Wednesday, March 28, 2012
Conduct unbecoming a city...?
As Peggygate 2 has unfolded, as Council's impending censure of Mayor Bratina approaches, as the various tactics of The Spectator, of the mayor himself and everyone associated or simply watching arc their way across the cityscape, it's been fascinating to observe how everything has been been presented, processed and labeled.
As someone who tends to want to see 'the picture behind the picture' more than get all caught up in the headline-prone specifics of a situation, to me all of this has been especially disheartening.
Because from my perspective, what's not most important is the mayor's questionable tactics in managing the Peggy Chapman 'pay raise' situation and everything attached to it, even in this second iteration.
What's not most important is whether or not The Spec or Andrew Dreschel have a vendetta going on where Mayor Bratina is concerned.
And what's certainly not most important is any discussion about whether there's any way the mayor can be, not to put too fine a point on it, removed from office.
What's most important to me is the fact that our collective maturity level in Hamilton is such that this interlude can dominate the day-to-day dialogue regarding goings-on in the city.
This is the best we can do...?
We are part of a society of carrion. Of rubber-neckers. 'A cult of personality' morphed by reality television and hyper-fuelled by social media courtesy of the Internet. We tend to attach more value to spectacle then substance, and wonder why, following an engorgement, that we feel so empty.
Hamilton's profile is all this, with the added magnification of our legacy malaise, accentuated by our habitual floundering, the seeming inability to get much done. Or, much done right.
So maybe it should come as no surprise to see us running around like Chicken Little over something that while disturbing, in the overall scheme of things, doesn't amount to much.
But it would be a surprise, were there other, more substantive issues at play. Constructive, positive projects. Forward-moving developments.
The fact that this ongoing transgression on the part of Mayor Bratina can take on such heightened importance speaks volumes as to how skewed our priorities are, and how debilitated this city really is.
As I've said previously, I am neither impressed nor supportive of much of what Mayor Bratina has delivered in terms of conduct or leadership. So once again, I don't want what I'm about to say to be taken as some kind of defense of everything having to do with Peggygate 2. But the fact remains that it's a pretty damning testimony that so many energies have been trained on 'taking him to task', or wanting to impose some degree of justice on his gluteus maximus. I can fully understand how frustrating it must be to have someone at the putative helm of the city who just doesn't seem to grasp the importance of propriety, of keeping 'the big picture' front-and-centre, but I cannot understand attaching so much to so futile an endeavour.
Except that I do get that we're collectively mired in cynicism, in frustration, where a bizarre form of desperation manifests itself in seemingly refined expressions of pleading for relief.

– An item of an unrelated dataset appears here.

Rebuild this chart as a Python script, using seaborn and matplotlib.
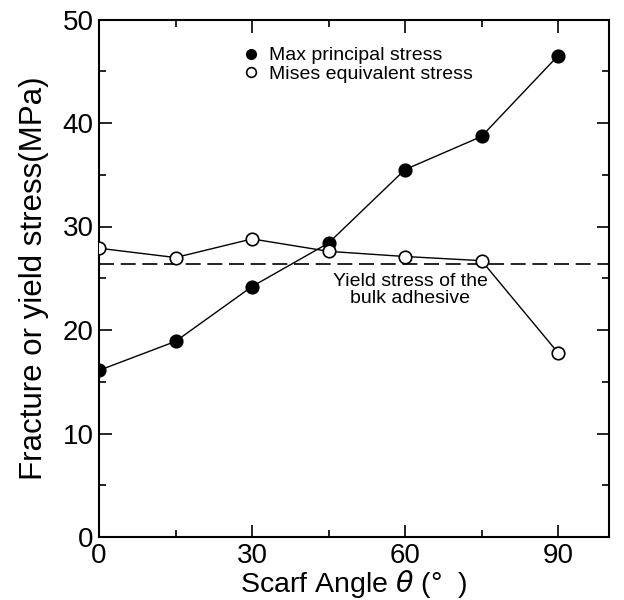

And so I'm disappointed that we appear to only have one 'leader' at City Hall, and his capabilities don't seem to be up to the task. I'm disappointed that it appears as if there's really nobody on the scene who's capable of creating cohesion, of having sufficient visionary innovation at their fingertips to be able to counter what all this internecine squabbling has cost us as a city in terms of momentum and progress.
But mostly, I'm disappointed that we as Hamiltonians not only don't demand better (in non-caterwauling ways) from our elected officials, but are so ill-equipped to contribute to our own governance that all we can do is wring our hands as we anguish and kvetch, counting down the days until the next municipal election in 2014.
N.B. Last autumn, I predicted to a small handful of confidantes that Mayor Bratina wouldn't serve out his term. I stand by this.